** start **
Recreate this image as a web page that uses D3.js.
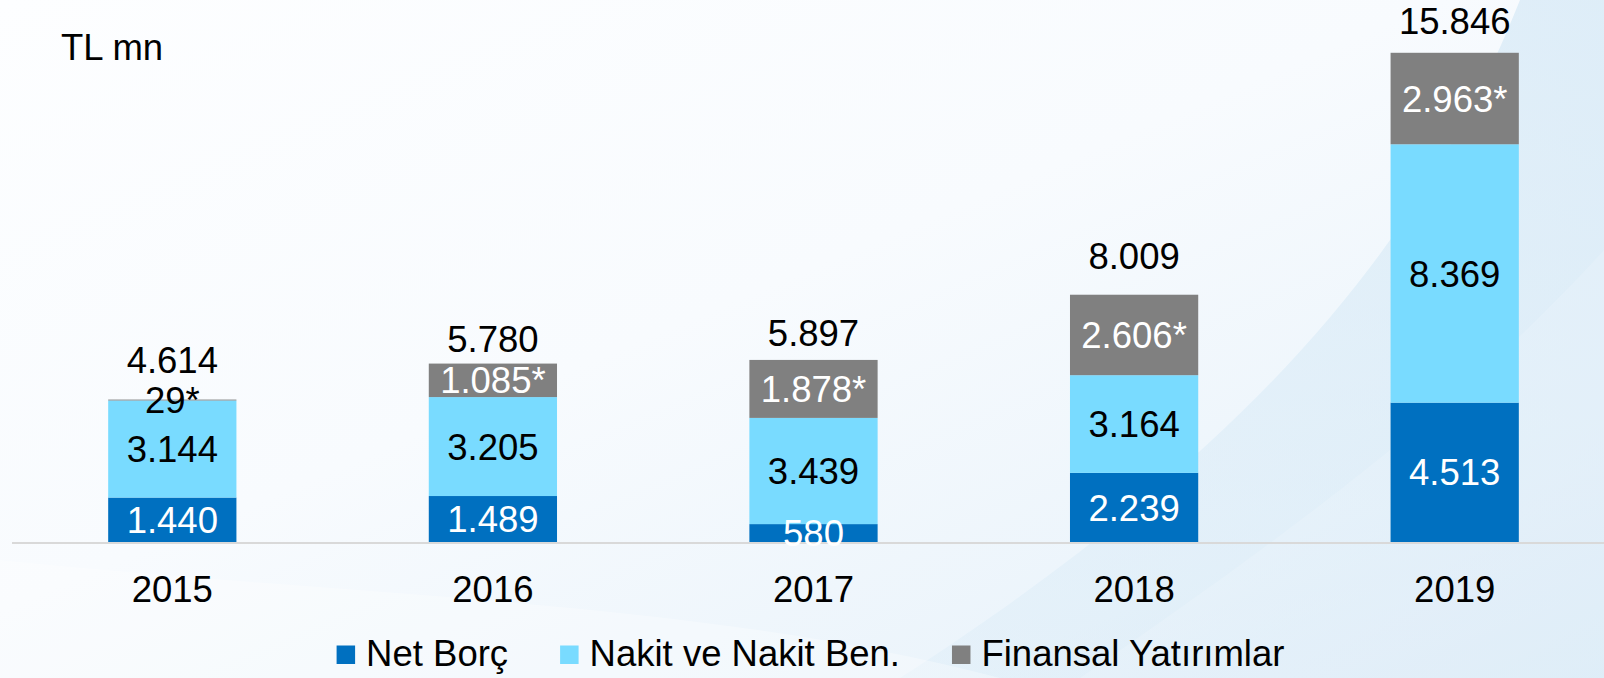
<!DOCTYPE html>
<html lang="tr">
<head>
<meta charset="utf-8">
<script src="https://cdn.jsdelivr.net/npm/d3@7"></script>
<style>
  html, body { margin: 0; padding: 0; background: #ffffff; }
  svg { display: block; }
  text { font-family: "Liberation Sans", Arial, sans-serif; }
</style>
</head>
<body>
<svg id="chart" width="1604" height="678"></svg>
<script>
// ---- data (TL mn) ----
const years = ["2015", "2016", "2017", "2018", "2019"];
const netBorc = [1440, 1489, 580, 2239, 4513];
const nakit = [3144, 3205, 3439, 3164, 8369];
const finansal = [29, 1085, 1878, 2606, 2963];
const totals = [4614, 5780, 5897, 8009, 15846];
const seriesNames = ["Net Borç", "Nakit ve Nakit Ben.", "Finansal Yatırımlar"];
const unitLabel = "TL mn";

// ---- layout ----
const W = 1604, H = 678;
const baseY = 542, topY = 48;
const fontSize = 36.5;
const capH = fontSize * 0.716;
const totalGap = [27, 12, 14, 26, 19];   // space between bar top and its total label
const colors = ["#0070c0", "#79dbff", "#808080"];
const labelColors = ["#ffffff", "#000000", "#ffffff"];
const suffix = ["", "", "*"];

const svg = d3.select("#chart");

// ---- background ----
const defs = svg.append("defs");
const bg = defs.append("linearGradient").attr("id", "bg")
  .attr("x1", "0").attr("y1", "0").attr("x2", "1").attr("y2", "1");
bg.append("stop").attr("offset", "0").attr("stop-color", "#fdfeff");
bg.append("stop").attr("offset", "0.45").attr("stop-color", "#f8fbfe");
bg.append("stop").attr("offset", "0.8").attr("stop-color", "#ebf4fb");
bg.append("stop").attr("offset", "1").attr("stop-color", "#dcebf7");
svg.append("rect").attr("width", W).attr("height", H).attr("fill", "url(#bg)");

const sweep = defs.append("linearGradient").attr("id", "sweep")
  .attr("x1", "0").attr("y1", "1").attr("x2", "1").attr("y2", "0");
sweep.append("stop").attr("offset", "0").attr("stop-color", "#d9ebf7").attr("stop-opacity", 0.35);
sweep.append("stop").attr("offset", "1").attr("stop-color", "#d6e9f6").attr("stop-opacity", 0.75);
svg.append("path")
  .attr("d", "M1520,0 C1440,200 1300,420 900,678 L1604,678 L1604,0 Z")
  .attr("fill", "url(#sweep)");
svg.append("path")
  .attr("d", "M1604,250 C1450,420 1250,560 1080,678 L1604,678 Z")
  .attr("fill", "#ffffff").attr("opacity", 0.15);
svg.append("path")
  .attr("d", "M0,560 C400,600 700,600 1000,678 L0,678 Z")
  .attr("fill", "#ffffff").attr("opacity", 0.3);

// ---- scales ----
const x = d3.scaleBand().domain(years).range([12, 1615])
  .paddingInner(0.6).paddingOuter(0.3);
const y = d3.scaleLinear().domain([0, 16000]).range([baseY, topY]);

const rows = years.map((yr, i) => ({ year: yr, a: netBorc[i], b: nakit[i], c: finansal[i] }));
const stack = d3.stack().keys(["a", "b", "c"])(rows);

const fmt = d3.formatLocale({ decimal: ",", thousands: ".", grouping: [3], currency: ["", ""] }).format(",d");

// ---- bars ----
const layers = svg.append("g").selectAll("g").data(stack).join("g")
  .attr("fill", (d, i) => colors[i]);
layers.selectAll("rect").data(d => d).join("rect")
  .attr("x", d => x(d.data.year))
  .attr("width", x.bandwidth())
  .attr("y", d => y(d[1]))
  .attr("height", d => y(d[0]) - y(d[1]));

// ---- x axis ----
const axis = svg.append("g").attr("transform", `translate(0,${baseY + 1})`)
  .call(d3.axisBottom(x).tickSize(0).tickSizeOuter(0).tickPadding(0));
axis.select(".domain").attr("stroke", "#d9d9d9").attr("stroke-width", 2)
  .attr("d", `M12,0H${W}`);
axis.selectAll(".tick text")
  .attr("font-size", fontSize).attr("fill", "#000")
  .attr("font-family", "Liberation Sans, Arial, sans-serif")
  .attr("dy", null).attr("y", 602 - baseY - 1);

// ---- segment labels ----
const labels = svg.append("g").attr("text-anchor", "middle").attr("font-size", fontSize);
stack.forEach((layer, si) => {
  labels.append("g").selectAll("text").data(layer).join("text")
    .attr("x", d => x(d.data.year) + x.bandwidth() / 2)
    .attr("y", d => (y(d[0]) + y(d[1])) / 2 + capH / 2)
    .attr("fill", d => (y(d[0]) - y(d[1]) < 12 ? "#000000" : labelColors[si]))
    .text((d, i) => fmt(d.data[layer.key]) + suffix[si]);
});

// ---- totals ----
labels.append("g").selectAll("text").data(years).join("text")
  .attr("x", d => x(d) + x.bandwidth() / 2)
  .attr("y", (d, i) => y(totals[i]) - totalGap[i])
  .attr("fill", "#000")
  .text((d, i) => fmt(totals[i]));

// ---- unit ----
svg.append("text").attr("x", 61).attr("y", 59.5)
  .attr("font-size", fontSize).attr("fill", "#000").text(unitLabel);

// ---- legend ----
const legend = svg.append("g").attr("font-size", fontSize);
const sq = 18.5, sqGap = 11, itemGap = 52, legendBase = 666;
const items = legend.selectAll("g").data(seriesNames).join("g");
items.append("rect").attr("width", sq).attr("height", sq)
  .attr("y", legendBase - 20.5).attr("fill", (d, i) => colors[i]);
items.append("text").attr("x", sq + sqGap).attr("y", legendBase)
  .attr("fill", "#000").text(d => d);
let widths = [];
items.each(function () { widths.push(this.getBBox().width); });
const totalW = d3.sum(widths) + itemGap * (widths.length - 1);
let cx = 810.5 - totalW / 2;
items.attr("transform", (d, i) => {
  const t = `translate(${cx},0)`;
  cx += widths[i] + itemGap;
  return t;
});
</script>
</body>
</html>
** end **
Copy all lines of the material above where the string "this" occurs.

▶ WRITTEN ANSWER
Recreate this image as a web page that uses D3.js.
items.each(function () { widths.push(this.getBBox().width); });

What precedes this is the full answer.